One caution I will have for randomly-generated spellbooks and shops is that you don't want to "force" the player to townscum for access to a spell. I remember way back in the day (EDIT: in ToME 2, I should clarify!) townscumming for many in-game days just to get the bookstore to generate a spellbook of Identify or Magic Map, because I refused to play the game without them. If you want to switch up the order in which players can learn spells, then you must either:
1) randomize the minimum required levels for spells, or
2) remove spellbooks from the store
If all spells are potentially available in the town if you get lucky, then you just end up townscumming until you have whatever spells you want.
I don't remember suggesting spell scrolls, but I like the idea. Let the player start with a spellbook with Magic Missile in it (since mages need some kind of offense to kickstart them), and then they must find every other spell they want. Spells become effectively another type of equipment. Again, in this scenario the stores would not stock spells, since the point is to force the player to adapt to not having the spells they normally rely on.

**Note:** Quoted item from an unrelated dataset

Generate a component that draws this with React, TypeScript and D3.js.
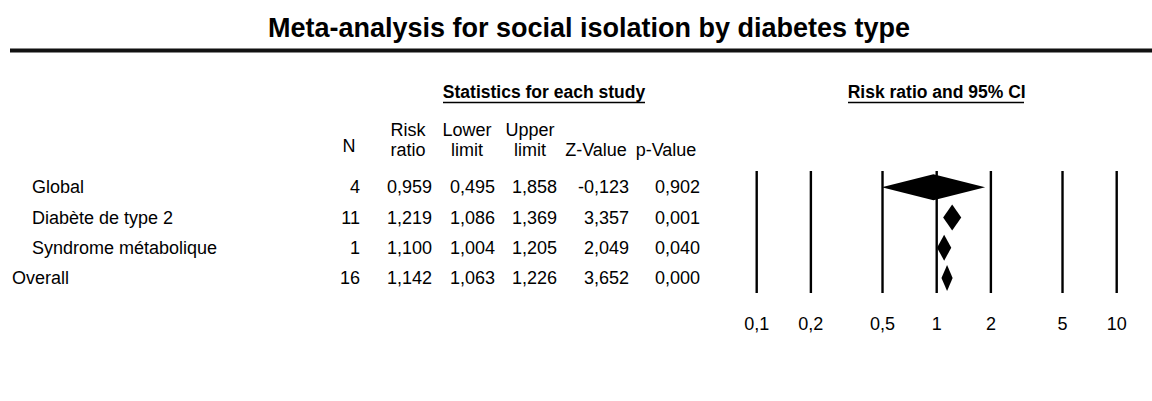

Here's a thought - how about randomised spellbooks? So at the beginning of every new game, just as all the flavoured items are randomised, so is the assignment of spells to books. Mix up all the town-book spells and split them into four evenly-sized books containing a random assortment of low-level spells, and then do the same with the dungeon books. So maybe in one game, your random 'starter book' might contain:
<snip>
EDIT: Plus the inventory management puzzle would be interesting and different each game - maybe some games you luck out and find all your favourite spells are clustered in one or two books and you can happily squelch the remainder, but other games they're evenly distributed across all the books and you've got to either carry them all or decide which spells to do without this time around.